To make petroleum based plastics, which makes up most plastics used today, the petroleum goes through a chemical process that combines smaller molecules into a large chain like molecule, often with other substances added, many being harmful to our health. Plastics use approximately 8% of the yearly global oil production.
Decomposition of Plastics
Plastics may take up to 1,000 years to decompose in our landfills, while leaking pollutants into the soil and water. A plastic fork can stay around for hundreds of years. According to a Columbia University study, at least 34 million tons of plastic waste is discarded each year and less than 7% of this waste is recycled. And by now, most have heard of the giant floating islands of plastic in the ocean, approximately 100 million tons—so far!

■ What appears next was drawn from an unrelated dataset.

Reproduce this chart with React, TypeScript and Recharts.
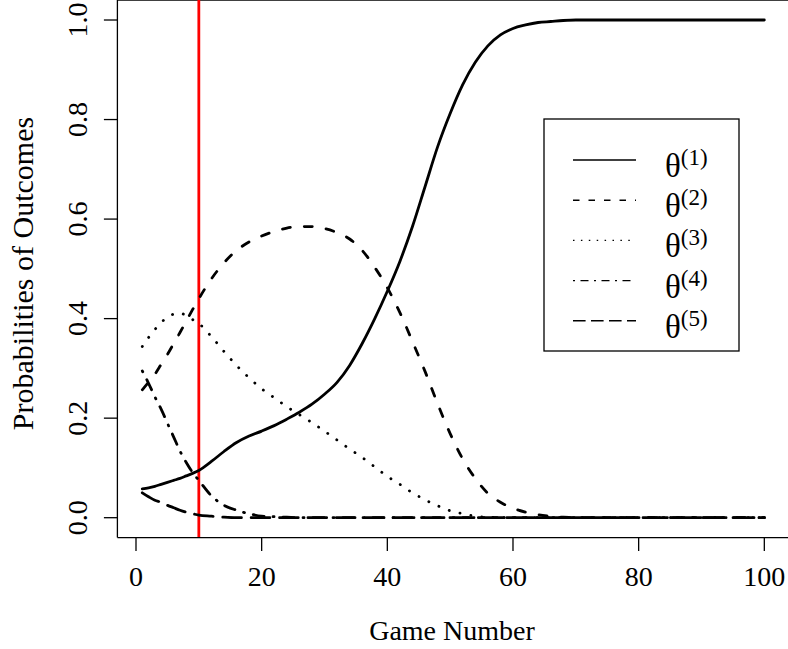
import React from "react";
import { LineChart, Line, XAxis, YAxis, ReferenceLine } from "recharts";

const GAMES = [
  1, 2, 3, 4, 5, 6, 7, 8, 9, 10, 12, 14, 16, 18, 20, 22, 24, 26, 28, 30, 32, 34, 36, 38, 40,
  42, 44, 46, 48, 50, 52, 54, 56, 58, 60, 62, 64, 66, 68, 70, 75, 80, 85, 90, 95, 100,
];

const THETA1 = [
  0.058, 0.06, 0.063, 0.067, 0.071, 0.075, 0.079, 0.084, 0.089, 0.095, 0.113, 0.133, 0.151,
  0.164, 0.174, 0.185, 0.198, 0.212, 0.228, 0.248, 0.272, 0.306, 0.35, 0.4, 0.455, 0.515,
  0.585, 0.665, 0.745, 0.812, 0.87, 0.915, 0.948, 0.97, 0.983, 0.99, 0.995, 0.997, 0.999, 1,
  1, 1, 1, 1, 1, 1,
];
const THETA2 = [
  0.257, 0.272, 0.288, 0.308, 0.328, 0.35, 0.372, 0.395, 0.418, 0.44, 0.48, 0.512, 0.537,
  0.554, 0.566, 0.575, 0.582, 0.585, 0.585, 0.581, 0.573, 0.56, 0.537, 0.503, 0.462, 0.412,
  0.354, 0.294, 0.229, 0.169, 0.118, 0.079, 0.049, 0.031, 0.019, 0.011, 0.006, 0.003, 0.001,
  0, 0, 0, 0, 0, 0, 0,
];
const THETA3 = [
  0.344, 0.362, 0.378, 0.392, 0.403, 0.409, 0.411, 0.406, 0.398, 0.39, 0.364, 0.334, 0.306,
  0.281, 0.259, 0.241, 0.223, 0.207, 0.191, 0.174, 0.156, 0.138, 0.121, 0.102, 0.083, 0.067,
  0.05, 0.036, 0.024, 0.014, 0.008, 0.003, 0.001, 0, 0, 0, 0, 0, 0, 0, 0, 0, 0, 0, 0, 0,
];
const THETA4 = [
  0.295, 0.27, 0.243, 0.218, 0.19, 0.162, 0.134, 0.111, 0.091, 0.075, 0.044, 0.025, 0.015,
  0.008, 0.003, 0.002, 0.001, 0, 0, 0, 0, 0, 0, 0, 0, 0, 0, 0, 0, 0, 0, 0, 0, 0, 0, 0, 0, 0,
  0, 0, 0, 0, 0, 0, 0, 0,
];
const THETA5 = [
  0.05, 0.042, 0.035, 0.031, 0.025, 0.02, 0.015, 0.011, 0.008, 0.005, 0.003, 0.001, 0, 0, 0,
  0, 0, 0, 0, 0, 0, 0, 0, 0, 0, 0, 0, 0, 0, 0, 0, 0, 0, 0, 0, 0, 0, 0, 0, 0, 0, 0, 0, 0, 0, 0,
];

const SERIES_NAMES = ["(1)", "(2)", "(3)", "(4)", "(5)"];
const X_TICKS = [0, 20, 40, 60, 80, 100];
const Y_TICKS = [0, 0.2, 0.4, 0.6, 0.8, 1.0];
const MARKED_GAME = 10;

const data = GAMES.map((g, i) => ({
  game: g,
  t1: THETA1[i],
  t2: THETA2[i],
  t3: THETA3[i],
  t4: THETA4[i],
  t5: THETA5[i],
}));

// curve dash and the thinner legend dash for each series
const STYLES = [
  { key: "t1", dash: undefined, legendDash: undefined },
  { key: "t2", dash: "8 14", legendDash: "6.5 9" },
  { key: "t3", dash: "0.1 11", legendDash: "1.5 6.4" },
  { key: "t4", dash: "1 9 11 9", legendDash: "2 5.5 8 5.5" },
  { key: "t5", dash: "18.7 9.7", legendDash: "12.6 5.4" },
];

const FONT = '"Liberation Serif", "Times New Roman", serif';

function XTick(props: any) {
  const { x, payload } = props;
  return (
    <text x={x} y={586} textAnchor="middle" fontSize={28} fontFamily={FONT} fill="#000">
      {payload.value}
    </text>
  );
}

function YTick(props: any) {
  const { y, payload } = props;
  return (
    <text
      x={87}
      y={y}
      transform={`rotate(-90 87 ${y})`}
      textAnchor="middle"
      fontSize={28}
      fontFamily={FONT}
      fill="#000"
    >
      {Number(payload.value).toFixed(1)}
    </text>
  );
}

function Overlay() {
  const rowY = (i: number) => 160 + i * 40.2;
  return (
    <svg
      width={788}
      height={649}
      style={{ position: "absolute", left: 0, top: 0, pointerEvents: "none" }}
      fontFamily={FONT}
    >
      <rect x={544} y={119} width={195} height={232} fill="#fff" stroke="#000" strokeWidth={1.3} />
      {STYLES.map((s, i) => (
        <g key={s.key}>
          <line
            x1={573}
            x2={636}
            y1={rowY(i)}
            y2={rowY(i)}
            stroke="#000"
            strokeWidth={1.4}
            strokeDasharray={s.legendDash}
          />
          <text x={665} y={rowY(i) + 17} fontSize={33} fill="#000">
            θ
            <tspan dy={-12} fontSize={23}>
              {SERIES_NAMES[i]}
            </tspan>
          </text>
        </g>
      ))}
      <text x={452} y={640} textAnchor="middle" fontSize={28} fill="#000">
        Game Number
      </text>
      <text
        x={33}
        y={273.5}
        transform="rotate(-90 33 273.5)"
        textAnchor="middle"
        fontSize={30}
        fill="#000"
      >
        Probabilities of Outcomes
      </text>
    </svg>
  );
}

export default function App() {
  return (
    <div
      style={{
        position: "absolute",
        left: 0,
        top: 0,
        width: 788,
        height: 649,
        overflow: "hidden",
        background: "#fff",
      }}
    >
      <LineChart
        width={800}
        height={649}
        data={data}
        margin={{ top: 0.1, right: 10.8, left: 0, bottom: 0 }}
      >
        <XAxis
          dataKey="game"
          type="number"
          domain={[-2.96, 103.96]}
          ticks={X_TICKS}
          allowDataOverflow
          height={111.4}
          tick={<XTick />}
          tickSize={13.5}
          tickLine={{ stroke: "#000", strokeWidth: 1.3 }}
          axisLine={{ stroke: "#000", strokeWidth: 1.3 }}
        />
        <YAxis
          type="number"
          domain={[-0.04, 1.04]}
          ticks={Y_TICKS}
          allowDataOverflow
          width={117.4}
          tick={<YTick />}
          tickSize={13.5}
          tickLine={{ stroke: "#000", strokeWidth: 1.3 }}
          axisLine={{ stroke: "#000", strokeWidth: 1.3 }}
        />
        <ReferenceLine y={1.04} stroke="#000" strokeWidth={1.3} />
        <ReferenceLine x={MARKED_GAME} stroke="#ff0000" strokeWidth={2.8} />
        {STYLES.map((s) => (
          <Line
            key={s.key}
            dataKey={s.key}
            type="monotone"
            stroke="#000"
            strokeWidth={2.8}
            strokeDasharray={s.dash}
            strokeLinecap="round"
            dot={false}
            activeDot={false}
            isAnimationActive={false}
          />
        ))}
      </LineChart>
      <Overlay />
    </div>
  );
}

Bioplastics from Vegetable Sources
Bioplastics are derived from renewable biomass sources that are living, or recently living organisms–mostly plant sources. Bioplastics can come from agricultural by-products including vegetable oils, corn starch, and pea starch. Researchers have also used rice to make plastic, which is strong and thermal resistant, but in the past the starch based products have decomposed too quickly for broad use.
Bioplastics from Chitin
Harvard’s Wyss Institute has created bioplastics made from chitin found in the shells of shrimp, crabs, lobsters, most of which would be discarded after harvesting the meat. Chitin is the second most abundant organic material on earth and is also the main material in the hard shells of most insects. Bioplastics made from this source are tough, transparent and renewable and can be made into complex shapes for mass production. They are better for the environment and produce fewer greenhouse gases than petroleum-based plastics. When these products are discarded they break down within a few weeks and release nutrients back into the soil for plant growth. The life cycle of this plastic is renewable and environmentally beneficial, whereas plastics made from petroleum, once discarded, may take centuries to decompose.
Petroleum Plastics and Embodied Energy
A study from Columbia University’s Earth Engineering Center in 2011 analyzed the embodied energy of plastics. “The amount of energy contained in the millions of tons of plastic in the U.S. landfills is equivalent to 36.7 million tons of coal, 139 million barrels of oil or 783 billion cubic ft of natural gas. If this plastic was recovered and converted into liquid fuel, it could power all the cars in Los Angeles for a year–and the fact is, there is now technology to do it.”
So, what happens to all that plastic? Most of it is still out there, sitting in landfills or floating somewhere on earth! If we, as consumers refused to use petroleum based plastics, production would stop!